[Date Prev][Date Next] [Chronological] [Thread] [Top]

RE: RE : Add flag to UTF8normalize and pals to allow accent stripping



Um.... You shouldn't be changing UnicodeData.txt though, that's an official
part of the Unicode standard. (Speaking of which, we should probably import
the 3.1.0 file into our source tree soon.) Anyway, I think this issue has
already been addressed in one of the DerivedProperties files, we just need
to add some routines to crunch them into binary tables and use them.

  -- Howard Chu
  Chief Architect, Symas Corp.       Director, Highland Sun
  http://www.symas.com               http://highlandsun.com/hyc
  Symas: Premier OpenSource Development and Support

> -----Original Message-----
> From: owner-openldap-devel@OpenLDAP.org
> [mailto:owner-openldap-devel@OpenLDAP.org]On Behalf Of Stig Venaas
> Sent: Tuesday, February 26, 2002 5:17 AM
> To: jean-frederic clere
> Cc: John Hughes; 'OpenLDAP DEVEL'
> Subject: Re: RE : Add flag to UTF8normalize and pals to allow accent
> stripping
>
>
> I've found a better solution to this problem (IMO).
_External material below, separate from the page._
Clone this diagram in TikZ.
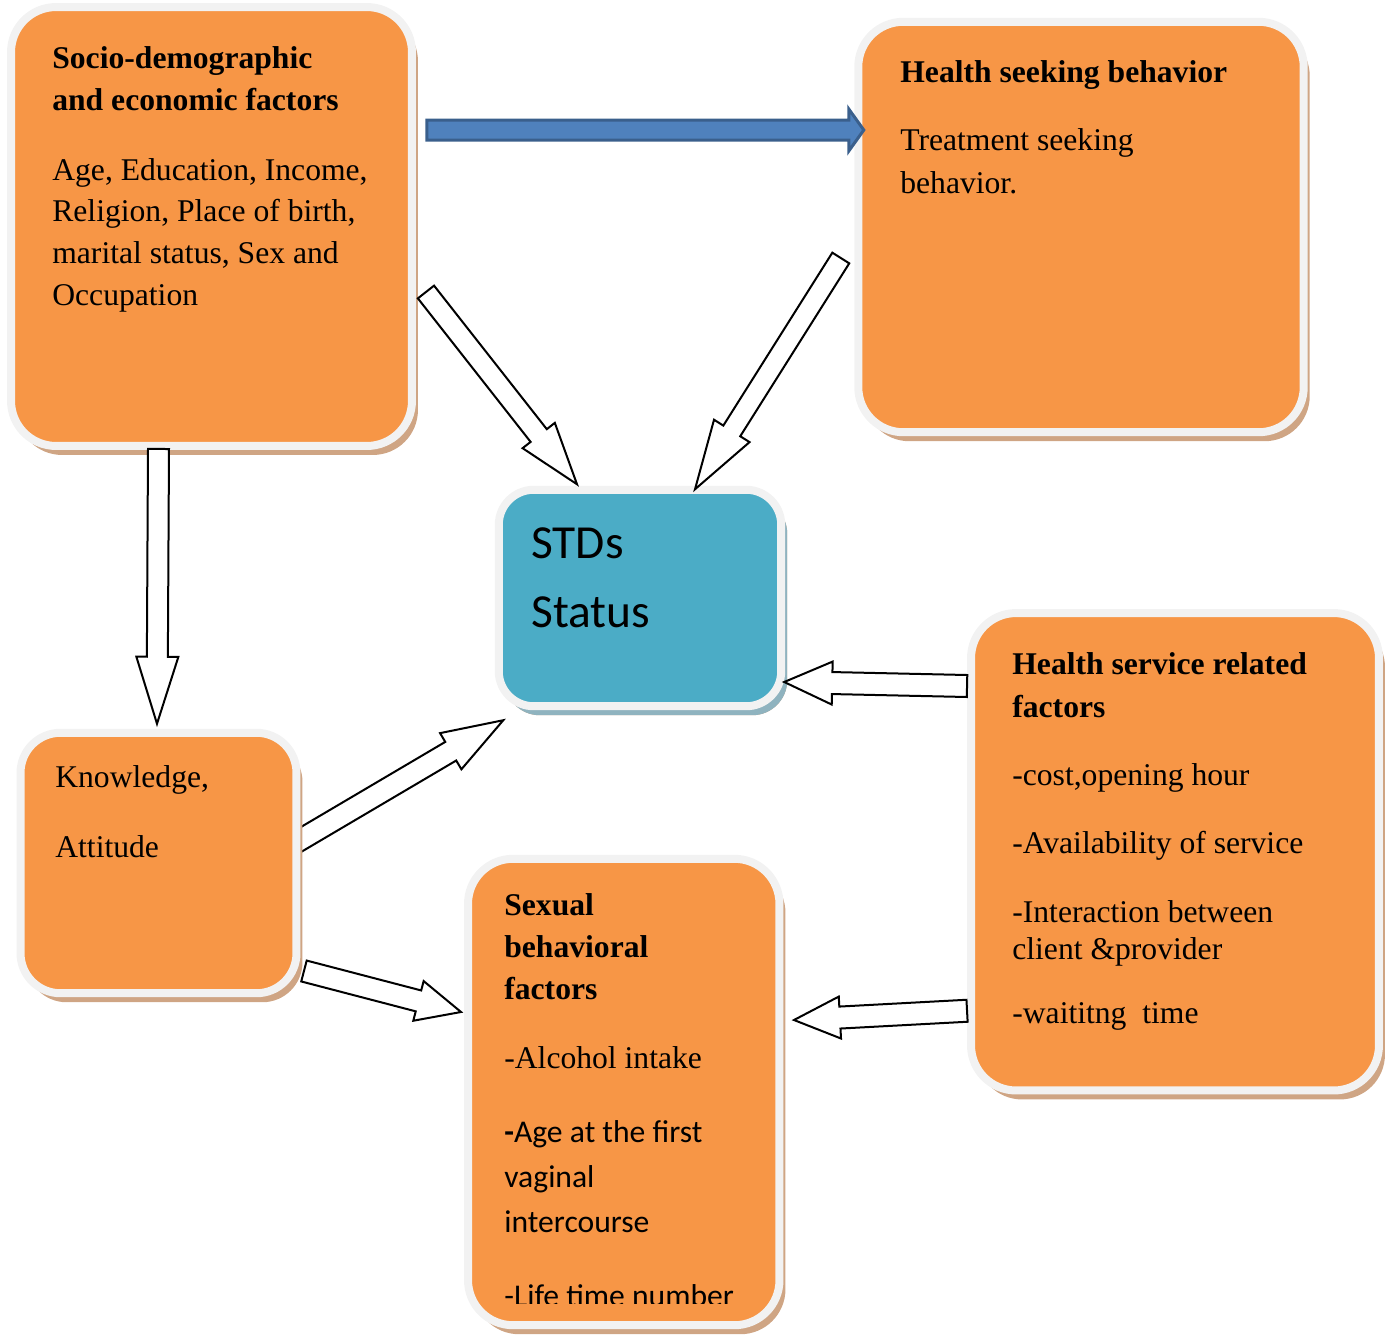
\documentclass[tikz,border=0pt]{standalone}
\usepackage{fontspec}
\setmainfont{Liberation Serif}
\newfontfamily\calibri{Carlito}
\usetikzlibrary{calc,shadows,backgrounds}

\definecolor{boxorange}{HTML}{F79646}
\definecolor{boxblue}{HTML}{4BACC6}
\definecolor{rimgray}{HTML}{F2F2F2}
\definecolor{shadowtan}{HTML}{CFA584}
\definecolor{shadowteal}{HTML}{8FB3BF}
\definecolor{arrowblue}{HTML}{4F81BD}
\definecolor{arrowrim}{HTML}{3A5F8C}

\tikzset{
  factorbox/.style={rectangle, rounded corners=0.9cm, fill=boxorange, draw=rimgray,
    line width=0.16cm, inner sep=0pt,
    drop shadow={shadow xshift=0.12cm, shadow yshift=-0.18cm, fill=shadowtan, opacity=1}},
  statusbox/.style={factorbox, rounded corners=0.7cm, fill=boxblue,
    drop shadow={shadow xshift=0.12cm, shadow yshift=-0.18cm, fill=shadowteal, opacity=1}},
  hollowarrow/.style={draw=black, fill=white, line width=0.04cm},
  bluearrow/.style={draw=arrowrim, fill=arrowblue, line width=0.06cm},
  headtext/.style={anchor=base west, inner sep=0pt, font=\fontsize{18}{22}\selectfont\bfseries},
  bodytext/.style={anchor=base west, inner sep=0pt, font=\fontsize{18}{22}\selectfont},
  sanstext/.style={anchor=base west, inner sep=0pt, font=\calibri\fontsize{18}{22}\selectfont},
  bigsans/.style={anchor=base west, inner sep=0pt, font=\calibri\fontsize{27}{32}\selectfont}
}

% block arrow: [style] tail, tip, half shaft, half head, head length
\newcommand{\blockarrow}[6][hollowarrow]{%
  \coordinate (bah) at ($(#3)!#6!(#2)$);
  \draw[#1] ($(#2)!#4!90:(#3)$) -- ($(bah)!#4!90:(#3)$) -- ($(bah)!#5!90:(#3)$)
    -- (#3) -- ($(bah)!#5!-90:(#3)$) -- ($(bah)!#4!-90:(#3)$)
    -- ($(#2)!#4!-90:(#3)$) -- cycle;
}

\begin{document}
\begin{tikzpicture}[x=0.02cm, y=-0.02cm]
    \useasboundingbox (0,0) rectangle (1387,1336);

    % Boxes
    \node[factorbox, minimum width=8.02cm, minimum height=8.78cm] (socio) at (211.5,226.5) {};
    \node[factorbox, minimum width=8.91cm, minimum height=8.21cm] (seeking) at (1081,227) {};
    \node[statusbox, minimum width=5.65cm, minimum height=4.33cm] (stds) at (640,598) {};
    \node[factorbox, minimum width=6.23cm, minimum height=9.33cm] (sexual) at (623.75,1092) {};
    \node[factorbox, minimum width=8.16cm, minimum height=9.55cm] (service) at (1175,851.75) {};
    \node[factorbox, rounded corners=0.8cm, minimum width=5.52cm, minimum height=5.21cm] (know) at (158.5,863) {};

    % Arrow whose tail hides under the knowledge box
    \begin{pgfonlayer}{background}
        \coordinate (know-up) at ($(know.east)+(-10.5,-17)$);
        \coordinate (stds-in1) at ($(stds.south west)+(8.5,10)$);
        \blockarrow{know-up}{stds-in1}{0.216cm}{0.42cm}{1.22cm}
    \end{pgfonlayer}

    % Arrows
    \coordinate (socio-r) at ($(socio.east)+(11,-96.5)$);
    \coordinate (seeking-l) at ($(seeking.west)+(9.5,-97)$);
    \blockarrow[bluearrow]{socio-r}{seeking-l}{0.2cm}{0.42cm}{0.3cm}

    \coordinate (socio-out) at ($(socio.east)+(10,65.5)$);
    \coordinate (stds-in2) at ($(stds.north)+(-63,-1.5)$);
    \blockarrow{socio-out}{stds-in2}{0.206cm}{0.41cm}{1.24cm}

    \coordinate (seeking-out) at ($(seeking.west)+(-13.5,31)$);
    \coordinate (stds-in3) at ($(stds.north)+(55,3.5)$);
    \blockarrow{seeking-out}{stds-in3}{0.2cm}{0.42cm}{1.38cm}

    \coordinate (socio-down) at ($(socio.south)+(-53,-1)$);
    \coordinate (know-in) at ($(know.north)+(-1.5,-5)$);
    \blockarrow{socio-down}{know-in}{0.21cm}{0.42cm}{1.34cm}

    \coordinate (know-down) at ($(know.east)+(3.5,108)$);
    \coordinate (sexual-in1) at ($(sexual.west)+(-3,-80)$);
    \blockarrow{know-down}{sexual-in1}{0.216cm}{0.41cm}{0.88cm}

    \coordinate (service-up) at ($(service.west)+(0,-165.75)$);
    \coordinate (stds-in4) at ($(stds.east)+(-1,84)$);
    \blockarrow{service-up}{stds-in4}{0.22cm}{0.43cm}{0.96cm}

    \coordinate (service-down) at ($(service.west)+(0,159)$);
    \coordinate (sexual-in2) at ($(sexual.east)+(10.5,-72)$);
    \blockarrow{service-down}{sexual-in2}{0.22cm}{0.42cm}{0.92cm}

    % Texts
    \node[headtext] (socio-t1) at (52,68) {Socio-demographic};
    \node[headtext] (socio-t2) at (52,110) {and economic factors};
    \foreach \yy/\tt [count=\i] in {180/{Age, Education, Income,}, 221/{Religion, Place of birth,},
        263/{marital status, Sex and}, 305/Occupation}
        \node[bodytext] (socio-b\i) at (52,\yy) {\tt};

    \node[headtext] (seeking-t) at (900,82) {Health seeking behavior};
    \node[bodytext] (seeking-b1) at (900,150) {Treatment seeking};
    \node[bodytext] (seeking-b2) at (900,193) {behavior.};

    \node[bigsans] (stds-t1) at (531,558) {STDs};
    \node[bigsans] (stds-t2) at (531,627) {Status};

    \node[bodytext] (know-b1) at (55,787) {Knowledge,};
    \node[bodytext] (know-b2) at (55,857) {Attitude};

    \node[headtext] (service-t1) at (1012,674) {Health service related};
    \node[headtext] (service-t2) at (1012,717) {factors};
    \foreach \yy/\tt [count=\i] in {785/{-cost,opening hour}, 853/-Availability of service,
        922/-Interaction between, 959/client \&provider, 1023/-waititng\ \ time}
        \node[bodytext] (service-b\i) at (1012,\yy) {\tt};

    \foreach \yy/\tt [count=\i] in {915/Sexual, 957/behavioral, 999/factors}
        \node[headtext] (sexual-t\i) at (504,\yy) {\tt};
    \node[bodytext] (sexual-b1) at (504,1068) {-Alcohol intake};
    \node[sanstext] (sexual-b2) at (504,1142) {\textbf{-}Age at the first};
    \node[sanstext] (sexual-b3) at (504,1187) {vaginal};
    \node[sanstext] (sexual-b4) at (504,1232) {intercourse};
    \begin{scope}
        \clip (470,860) rectangle (780,1303);
        \node[sanstext] (sexual-b5) at (504,1306) {-Life time number};
    \end{scope}
\end{tikzpicture}
\end{document}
Rather than
> changing the code, it can be done by only changing the Unicode
> tables.
>
> The simple solution that works in most cases, is as follows.
> Say you want e and é to match. You can then edit the UnicodeData.txt
> file and replace the two lines
>
> 00C9;LATIN CAPITAL LETTER E WITH ACUTE;Lu;0;L;0045
> 0301;;;;N;LATIN CAPITAL LETTER E ACUTE;;;00E9;
> 00E9;LATIN SMALL LETTER E WITH ACUTE;Ll;0;L;0065 0301;;;;N;LATIN
> SMALL LETTER E ACUTE;;00C9;;00C9
>
> with
>
> 00C9;LATIN CAPITAL LETTER E WITH ACUTE;Lu;0;L;0045;;;;N;LATIN
> CAPITAL LETTER E ACUTE;;;00E9;
> 00E9;LATIN SMALL LETTER E WITH ACUTE;Ll;0;L;0065;;;;N;LATIN SMALL
> LETTER E ACUTE;;00C9;;00C9
>
> Next you do something like:
>
> cd /usr/local/src/openldap/libraries/liblunicode
> ./ucgendat -o /usr/local/openldap/share/openldap/ucdata -x
> CompositionExclusions.txt UnicodeData.txt
>
> If you edit UnicodeData.txt before build, you can just build as usual. The
> only problem with this approach is that if a string is passed in
> decomposed
> form to slapd (in most cases it won't be), the match will fail. So I
> suggest you experiment with this. The dat-files you create can be reused
> with new versions later.
>
> The best approach would be to alter comp.dat, that would work also if
> the data is passed to slapd in decomposed form. This is more difficult
> since it's a binary file. But again, you won't have to do this each time
> you compile a new version. The format is quite simple. If you cat it
> through "od -x", you will see for instance:
>
>
> 0001040 0045 0000 0300 0000 00c9 0000 0002 0000
> 0001060 0045 0000 0301 0000 00ca 0000 0002 0000
>
> which means that 00c9 is composed of 2 characters 0045 and 0301. What
> needs to be done is to replace 00c9 with 0045. This can be done with
> hexl-mode in emacs or other tools. This is a bit tedious, but the
> comp.dat you create can be reused when you install new versions.
>
> Stig